Reputation: 2373
I am trying to create a new column in a pandas data frame by and calculating the value from existing columns.
I have 3 existing columns ("launched_date", "item_published_at", "item_created_at")
However, my "if row[column_name] is not None:" statement is allowing columns with NaN value and not skipping to the next statement.
In the code below, I would not expect the value of "nan" to be printed after the first conditional, I would expect something like "2018-08-17"
df['adjusted_date'] = df.apply(lambda row: adjusted_date(row), axis=1)
def adjusted_launch(row):
if row['launched_date']is not None:
print(row['launched_date'])
exit()
adjusted_date = date_to_time_in_timezone(row['launched_date'])
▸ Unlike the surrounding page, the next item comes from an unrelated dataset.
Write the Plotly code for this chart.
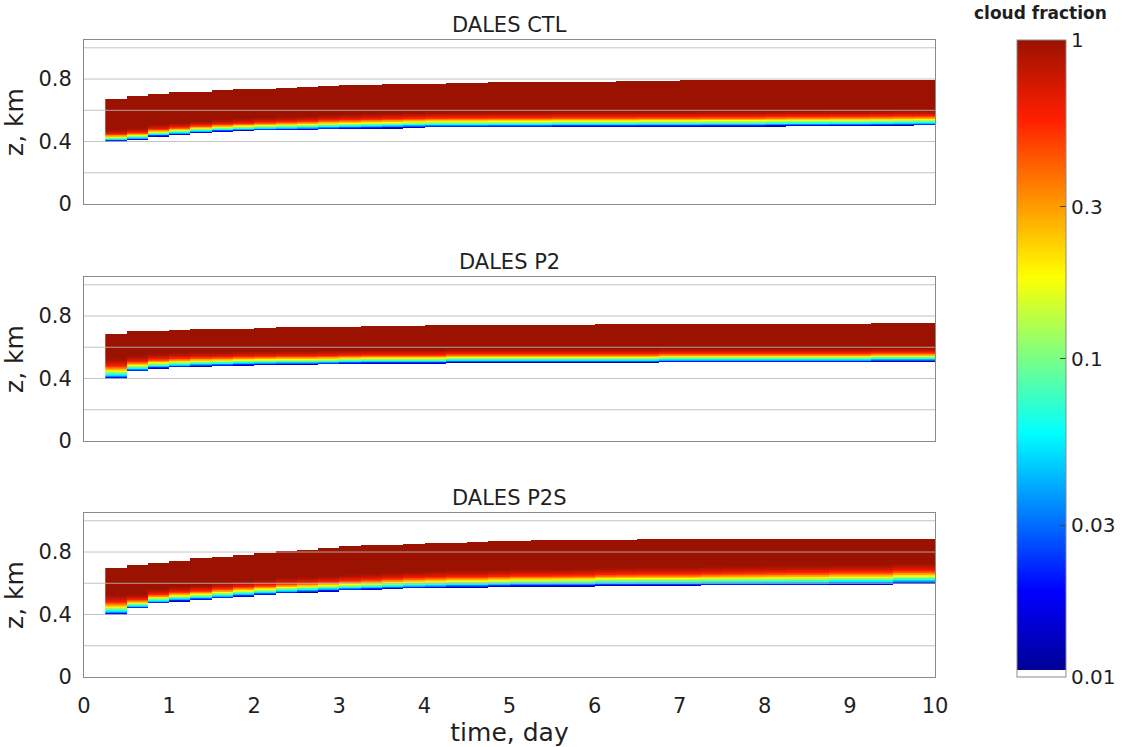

elif row['item_published_at'] is not None:
adjusted_date = row['item_published_at']#make datetime in PST
else:
adjusted_date = row['item_created_at'] #make datetime in PST
return adjusted_date
How can I structure this conditional statement correctly?
Upvotes: 1
Views: 27542
Reputation: 3749
First fill "nan" as string where the data is empty
df.fillna("nan",inplace=True)
Then in function you can apply if condition like:
def adjusted_launch(row):
if row['launched_date'] !='nan':
......
import numpy as np
df.fillna(np.nan,inplace=True)
#suggested by @ShadowRanger
def funct(row):
if row['col'].notnull():
pass
Upvotes: 8
Reputation: 631
df = df.where((pd.notnull(df)), None)
This will replace all nans with None, No other modifications required.
Upvotes: 2